TUNIS
The walls and roofs rise terrace-like one above the other to the Casbah, which, as usual, is built on the highest point—blank walls mostly, with few windows (often mere holes), though occasionally a balcony with a tiled roof, shading a carved window-frame inlaid with bright tiles, gives a hint of taste or wealth. All these straight lines and plain surfaces are redeemed from monotony by the curves of domes and the height and variety of form shown in the minarets. The small fluted domes of the great mosque are dazzlingly white; the minaret is square, with delicate Moorish tracery in a yellowish stone; the upper story of marble is set with coloured tiles, and with an open gallery of horseshoe arches.
The minarets of Sidi Ben Ziad and Sidi Ben Arous are slender, octagonal towers of the same warm-hued stone, surmounted by turrets with jutting balconies quaintly roofed with green tiles, from which the muezzin sings the call to prayer. Much older, but not so imposing, is the square minaret of the mosque of the Casbah, said to date from A.D. 1232. Such is Tunis, a compact mass of white buildings, with no open spaces and no streets visible.
So old, and yet with such a continuous history, that although founded before either Utica or Carthage, it is still known by its original name. This name of Tunis is in Punic characters Tanaïs, and is identical with the name of the Persian Venus. Probably the city was called after her, as other towns in Tunisia bore the names of deities. In those days Astarte, or Ashtaroth, combined the attributes and duties of Venus, Minerva, Juno, and Ceres, and was not only the goddess of beauty, the mother of love and queen of joy, but also the protectress of chastity, of war and of arms, and the patroness of corn and of husbandry. Such a divinity might well be invoked to take charge of a city, and in this case she evidently succeeded.

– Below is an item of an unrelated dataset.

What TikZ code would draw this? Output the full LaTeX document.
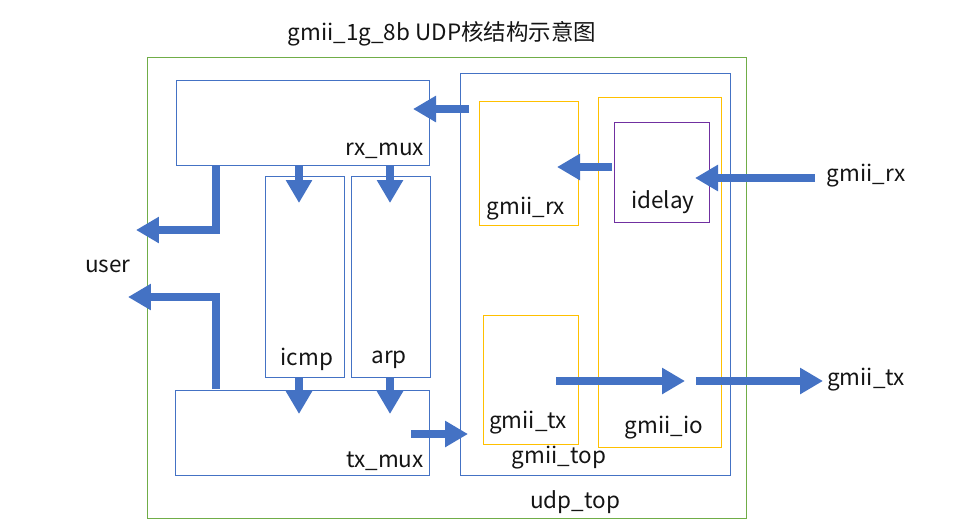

The city shared in the prosperity and also the evil days of Carthage and Utica, and, as a Roman province, endured all the changes in the life of Rome down to the fall of the Empire in Rome and Constantinople.
When the Vandals were cast out of Europe in A.D. 430, they devastated the north coast of Africa till they in their turn were driven by the Greeks beyond the mountains of the Atlas. Next, the Arab invaders swept over the land like a torrent, and in A.D. 644-648 took possession of Tunisia, which was thenceforward governed by Emirs appointed by the Khalifs.
The later history of Tunis, like that of Algiers, tells of a period of calm and culture, followed, after the expulsion of the Moors from Spain under the Christian kings, by a long chronicle of fighting and piracy; for thus these fugitive Moors vented their rage and avenged their wrongs on all seafaring people, merely because they were Christians. Slavery was carried on to the same terrible extent, for in 1535 no fewer than 20,000 Christian slaves escaped from the Casbah to open the city gates to Charles V.
Amongst other noted captives St. Vincent de Paul spent two years here in slavery, and in consequence devoted his after life to helping prisoners and galley slaves. An old house still exists with a fine courtyard, called even now the house of the Christian, which is said to have been built by a slave, who was killed by his owner as soon as the work was complete. The mosque of Sidi Mahrez, with its many domes, is supposed to have been the design of a French architect captured by the Corsairs.
A great part of the old walls and many of the gates still remain, and though modern buildings are closing round and gradually replacing the Moorish dwellings in the outlying quarters of Bab Djazira and Bab Souika, yet, within the magic circle, Oriental style, manners, and customs hold their own.